Gazi Medical College
- Type: Private
- Established: 2011; 15 years ago
- Academic affiliations: KMU Khulna Medical University
- Chairman: Gazi Mizanur Rahman
- Principal: Md. Abdul Mannan
- Academic staff: 142 (2025)
- Administrative staff: 105
- Students: 547
- Location: Sonadanga, Khulna, Bangladesh 22°49′03″N 89°32′44″E﻿ / ﻿22.8175°N 89.5455°E
- Campus: Urban;
- Website: gmc.edu.bd

= Gazi Medical College =

Private medical college in Khulna, Bangladesh

Gazi Medical College (GMC) (গাজী মেডিকেল কলেজ) is the first private medical school in Khulna Division of Bangladesh. Its former name was Khulna Surgical and Medical Hospital. Later, in 2011, it became a medical college. Now, it is a 600-bed hospital alongside a reputable medical college with 11 different academic departments. It is located in Sonadanga, Khulna, and is half a kilometre away from the main city bus station. It is affiliated with Rajshahi University, Rajshahi Medical University, and Khulna Medical University under the Faculty of Medicine.

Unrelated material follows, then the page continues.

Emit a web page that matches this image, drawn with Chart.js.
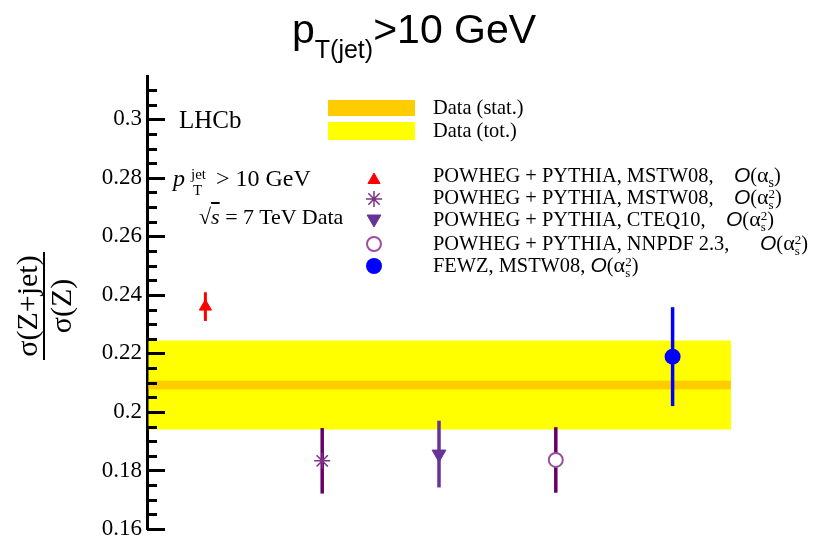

It offers a five-year course of study leading to a Bachelor of Medicine, Bachelor of Surgery (MBBS) degree. A one-year internship after graduation is compulsory for all graduates. The degree is recognized by the Bangladesh Medical and Dental Council.

The college is associated with the 600-bed Gazi Medical College Hospital. MEDISCOPE is the official journal of Gazi Medical College.

==History==
Gazi Mizanur Rahman founded Gazi Medical College in 2011. Academic activities began in 2012.

The Bachelor of Medicine, Bachelor of Surgery (MBBS) degree program is divided into four parts by the first professional, second professional, third professional, and final professional examinations.

==Campus==
The college is located in Sonadanga Thana, Khulna, Bangladesh. It has an associated 600-bed hospital, the erstwhile Khulna Surgical and Medical Hospital, which became Gazi Medical College in 2011. There are two different buildings for academic and hospital purposes.

==Organization and administration==
The college is affiliated with Rajshahi University, Rajshahi Medical University, and Khulna Medical University under the Faculty of Medicine. The founder chairman of the college is Gazi Mizanur Rahman, who is a renowned general surgeon of the city. The principal is Md. Abdul Mannan. The college is recognized by the Indian Medical Council (MCI) and the Nepal Medical Council (NMC).

==Academics==
The college offers a five-year course of study, approved by the Bangladesh Medical and Dental Council (BMDC), leading to a Bachelor of Medicine, Bachelor of Surgery (MBBS) degree from Rajshahi University, Rajshahi Medical University, and Khulna Medical University. After passing the final professional examination, there is a compulsory one-year internship. The internship is a prerequisite for obtaining registration from the BM&DC to practice medicine. The academic calendar runs from January through December. In October 2014, the Ministry of Health and Family Welfare capped admission and tuition fees at private medical colleges at a prescribed amount, which may change by the government of Bangladesh for their five-year courses applicable for Bangladeshi students.

Admission for Bangladeshis to the MBBS programmes at all medical colleges in Bangladesh (government and private) is conducted centrally by the Directorate General of Medical Education (DGME). It administers a written multiple choice question exam simultaneously throughout the country. Candidates are admitted based primarily on their score on this test, although grades at Secondary School Certificate (SSC) and Higher Secondary School Certificate (HSC) level also play a part. Admission for foreign students is based on their SSC and HSC equivalent to O/10 Level and A/12 Level/grades. As of December 2015, the college is allowed to admit 100 students annually including 45 foreign students.
Mediscope is the official journal of Gazi Medical College.